The effect of IR techniques on CAC scoring has been reported [25, 26]. van Osch et al. [26] found that the Agatston-, volume-, and mass scores were lower on adaptive statistical iterative reconstruction (ASIR)- than FBP images and that the number of patients with a calcium score of zero increased by 13 % with 100 % ASIR. Kurata et al. [25] reported that the Agatston-, volume-, and mass scores decreased in proportion with the amount of sinogram-affirmed iterative reconstruction (SAFIRE) and that high-grade SAFIRE resulted in the disappearance of detectable calcium in 3 of 70 patients with a low calcium burden. Based on these previous reports, we selected the “standard setting” of the AIDR 3D algorithm, not the “strong setting” of the AIDR 3D; no calcifications disappeared (Agatston score = 0) with that AIDR 3D setting.

In our phantom study, we evaluated the Agatston scores at various calcium size and CaHA density calculated from images reconstructed with FBP and AIDR 3D. Agatston scores for small or low density inserts tended to decrease with AIDR3D compared to those reconstructed with FBP, while Agatston scores for large or high density inserts tended to increase at low dose scan (40–70 mA) with AIDR 3D. Thus, large or high density inserts might have more dose reduction potential than small or low density inserts.

Based on our phantom study we expected that with AIDR 3D it would be possible to reduce the radiation dose by 67 % in patients undergoing CAC measurements. The mean image noise for low-dose CT with AIDR 3D (20.7 HU) and routine-dose CT with FBP (20.8 HU) was comparable; with both techniques the image noise level was acceptable for the evaluation of CAC (<20 HU) [27]. Also, low-dose CT with AIDR 3D and routine-dose CT with FBP yielded equivalent CAC measurements. Our results indicate that accurate quantification of calcium in the coronary artery is possible with AIDR 3D at an effective dose of 0.7 mSv, a radiation dose lower than in earlier reports (1.4–2.0 mSv) [35].

In our study the overall percentage difference (reproducibility) between routine- and low-dose CT (Agatston score, 15.9 %; volume score, 11.6 %; mass score, 12.6 %) was almost the same as in earlier reports (11–28, 9–12, 7–12 %) [13, 28, 29]. On the other hand, as the extent of calcification significantly affects reproducibility; the lower the amount of calcium present, the larger is the absolute percentage difference. For lower CAC scores the reported absolute percentage difference was 43–72 % [13, 30, 31]. Ours was slightly better (42 % in the low-risk group with an Agatston score of 1–30). We hypothesize that if the percentage difference in patients with lower CAC scores is large, the score itself is so low that it would not affect the patient’s risk assessment.

Our study has some limitations.

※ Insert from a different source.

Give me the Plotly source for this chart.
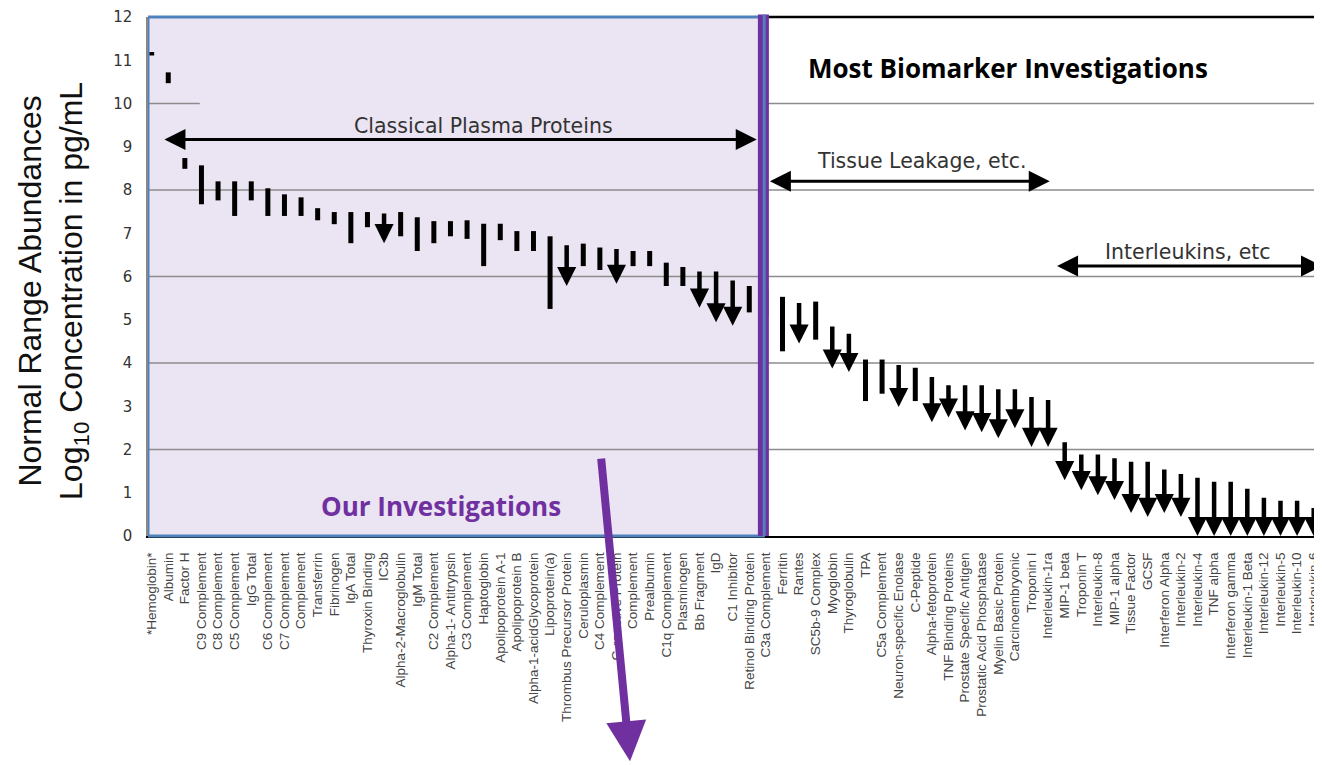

The small number of patients limits the informational value of our findings and additional investigations on larger patient populations are underway to confirm our preliminary results. Second, the mean body weight of our patients is lower than in average American and European subjects and studies are needed to determine whether our results apply to heavier patients. Third, we performed CAC scoring on the same workstation to minimize the potential bias of different workstations. On different workstations the scores may differ slightly. Lastly, we investigated the effect of a specific IR algorithm on specific CT studies. The effect of other IR algorithms on different CT investigations may be different.

In conclusion, AIDR 3D can reduce the radiation exposure of patients undergoing CAC scoring by 67 % compared with the dose currently applied with FBP.